[Data extract]
⟨

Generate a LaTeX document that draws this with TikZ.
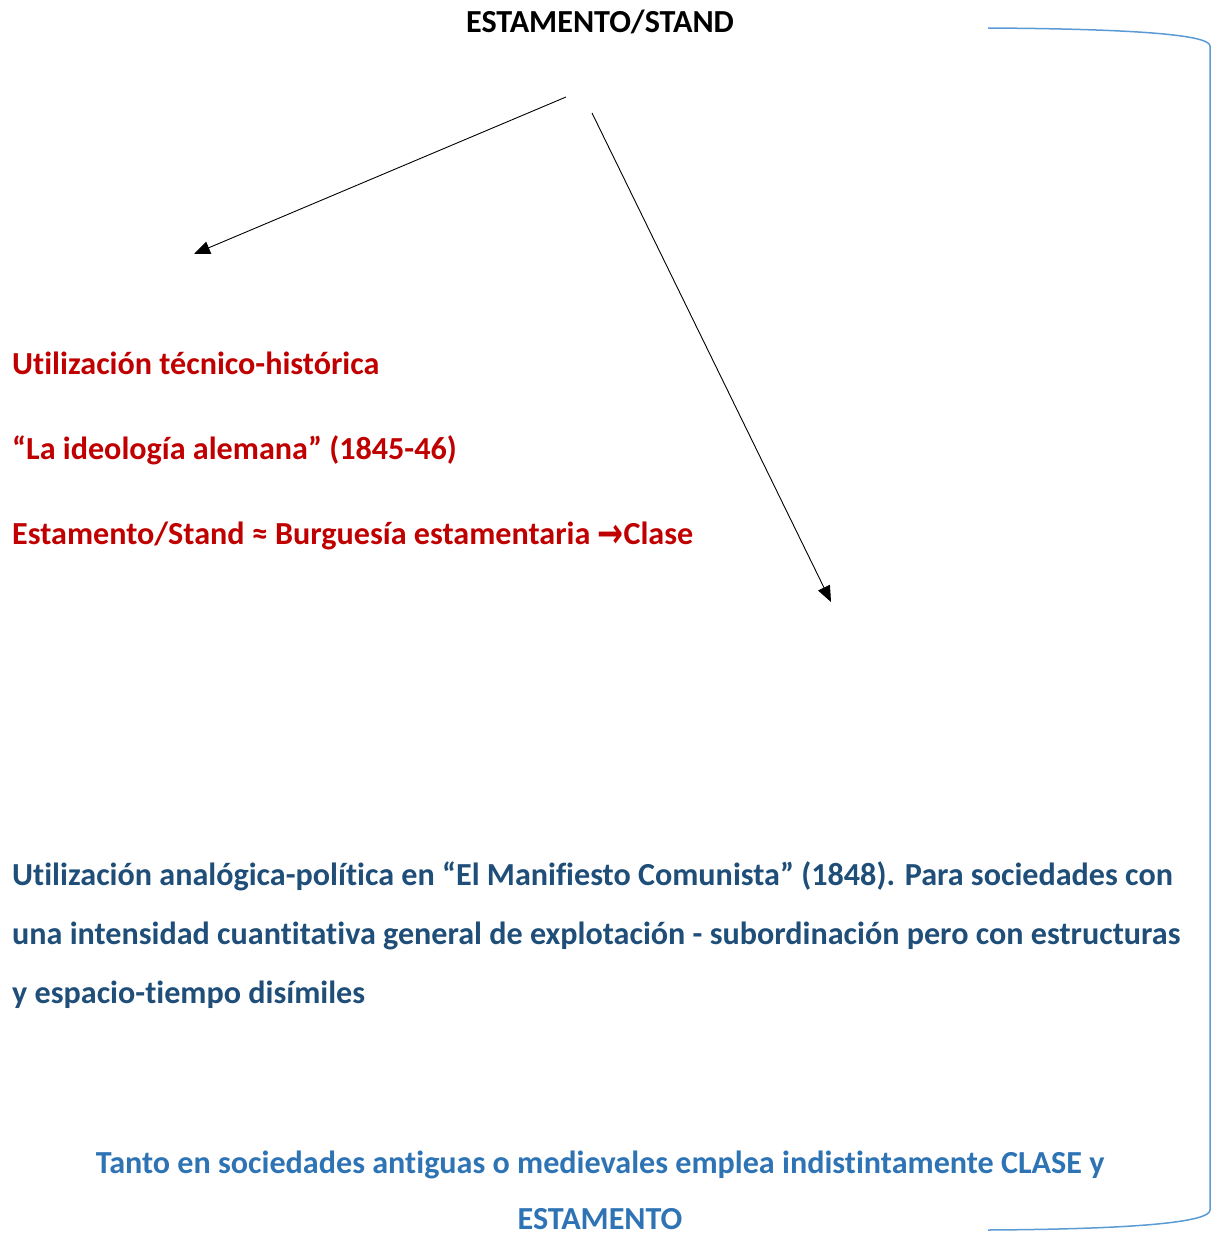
\documentclass[tikz,border=0pt]{standalone}
\usepackage{graphicx}
\usepackage{fontspec}
\setmainfont[Ligatures=NoCommon]{Carlito}
\newfontfamily\arrowfont{DejaVu Sans}
\usetikzlibrary{arrows.meta}
\definecolor{redtxt}{HTML}{C00000}
\definecolor{darkblue}{HTML}{1F4E79}
\definecolor{midblue}{HTML}{2E74B5}
\definecolor{brackblue}{HTML}{5B9BD5}
\newlength\calibwd
\begin{document}
\settowidth\calibwd{\fontsize{10pt}{12pt}\selectfont\bfseries una intensidad cuantitativa general de explotación - subordinación pero con estructuras}%
\pgfmathsetmacro\fszval{10*1168/\calibwd}%
\pgfmathsetmacro\arrsz{0.92*\fszval}%
\def\fsz{\fontsize{\fszval pt}{40pt}\selectfont}%
\def\arrfsz{\fontsize{\arrsz pt}{40pt}\selectfont}%
\begin{tikzpicture}[x=1pt,y=-1pt,
  txt/.style={inner sep=0pt,anchor=base west,font=\fsz\bfseries},
  ctxt/.style={inner sep=0pt,anchor=base,font=\fsz\bfseries},
  conn/.style={line width=0.9pt,-{Triangle[length=16pt,width=13pt]}}]
\useasboundingbox (0,0) rectangle (1213,1233);
\node[ctxt] (title) at (600,33) {ESTAMENTO/STAND};
\coordinate (s1) at (566,97);
\coordinate (e1) at (194,254);
\coordinate (s2) at (592,113);
\coordinate (e2) at (831,602);
\draw[conn] (s1) -- (e1);
\draw[conn] (s2) -- (e2);
\node[txt,text=redtxt] (r1) at (12,374) {Utilización técnico-histórica};
\node[txt,text=redtxt] (r2) at (12,459) {“La ideología alemana” (1845-46)};
\node[txt,text=redtxt] (r3) at (12,544) {Estamento/Stand ≈ Burguesía estamentaria {\arrowfont\arrfsz\bfseries\raisebox{-3pt}{\scalebox{1.05}[1.4]{→}}}Clase};
\node[txt,text=darkblue] (b1) at (12,885) {Utilización analógica-política en “El Manifiesto Comunista” (1848). Para sociedades con};
\node[txt,text=darkblue] (b2) at (12,944) {una intensidad cuantitativa general de explotación - subordinación pero con estructuras};
\node[txt,text=darkblue] (b3) at (12,1003) {y espacio-tiempo disímiles};
\node[ctxt,text=midblue] (m1) at (600,1173) {Tanto en sociedades antiguas o medievales emplea indistintamente CLASE y};
\node[ctxt,text=midblue] (m2) at (600,1229) {ESTAMENTO};
\draw[brackblue,line width=1.5pt] (988,28) .. controls (1150,29) and (1210,36) .. (1210,46) -- (1210,1210) .. controls (1210,1221) and (1150,1229) .. (988,1230);
\end{tikzpicture}
\end{document}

⟩

[What the task asks]
Output the data exactly. Pictures don't belong in the result.

[Complete output]
Generate a LaTeX document that draws this with TikZ.
\documentclass[tikz,border=0pt]{standalone}
\usepackage{graphicx}
\usepackage{fontspec}
\setmainfont[Ligatures=NoCommon]{Carlito}
\newfontfamily\arrowfont{DejaVu Sans}
\usetikzlibrary{arrows.meta}
\definecolor{redtxt}{HTML}{C00000}
\definecolor{darkblue}{HTML}{1F4E79}
\definecolor{midblue}{HTML}{2E74B5}
\definecolor{brackblue}{HTML}{5B9BD5}
\newlength\calibwd
\begin{document}
\settowidth\calibwd{\fontsize{10pt}{12pt}\selectfont\bfseries una intensidad cuantitativa general de explotación - subordinación pero con estructuras}%
\pgfmathsetmacro\fszval{10*1168/\calibwd}%
\pgfmathsetmacro\arrsz{0.92*\fszval}%
\def\fsz{\fontsize{\fszval pt}{40pt}\selectfont}%
\def\arrfsz{\fontsize{\arrsz pt}{40pt}\selectfont}%
\begin{tikzpicture}[x=1pt,y=-1pt,
  txt/.style={inner sep=0pt,anchor=base west,font=\fsz\bfseries},
  ctxt/.style={inner sep=0pt,anchor=base,font=\fsz\bfseries},
  conn/.style={line width=0.9pt,-{Triangle[length=16pt,width=13pt]}}]
\useasboundingbox (0,0) rectangle (1213,1233);
\node[ctxt] (title) at (600,33) {ESTAMENTO/STAND};
\coordinate (s1) at (566,97);
\coordinate (e1) at (194,254);
\coordinate (s2) at (592,113);
\coordinate (e2) at (831,602);
\draw[conn] (s1) -- (e1);
\draw[conn] (s2) -- (e2);
\node[txt,text=redtxt] (r1) at (12,374) {Utilización técnico-histórica};
\node[txt,text=redtxt] (r2) at (12,459) {“La ideología alemana” (1845-46)};
\node[txt,text=redtxt] (r3) at (12,544) {Estamento/Stand ≈ Burguesía estamentaria {\arrowfont\arrfsz\bfseries\raisebox{-3pt}{\scalebox{1.05}[1.4]{→}}}Clase};
\node[txt,text=darkblue] (b1) at (12,885) {Utilización analógica-política en “El Manifiesto Comunista” (1848). Para sociedades con};
\node[txt,text=darkblue] (b2) at (12,944) {una intensidad cuantitativa general de explotación - subordinación pero con estructuras};
\node[txt,text=darkblue] (b3) at (12,1003) {y espacio-tiempo disímiles};
\node[ctxt,text=midblue] (m1) at (600,1173) {Tanto en sociedades antiguas o medievales emplea indistintamente CLASE y};
\node[ctxt,text=midblue] (m2) at (600,1229) {ESTAMENTO};
\draw[brackblue,line width=1.5pt] (988,28) .. controls (1150,29) and (1210,36) .. (1210,46) -- (1210,1210) .. controls (1210,1221) and (1150,1229) .. (988,1230);
\end{tikzpicture}
\end{document}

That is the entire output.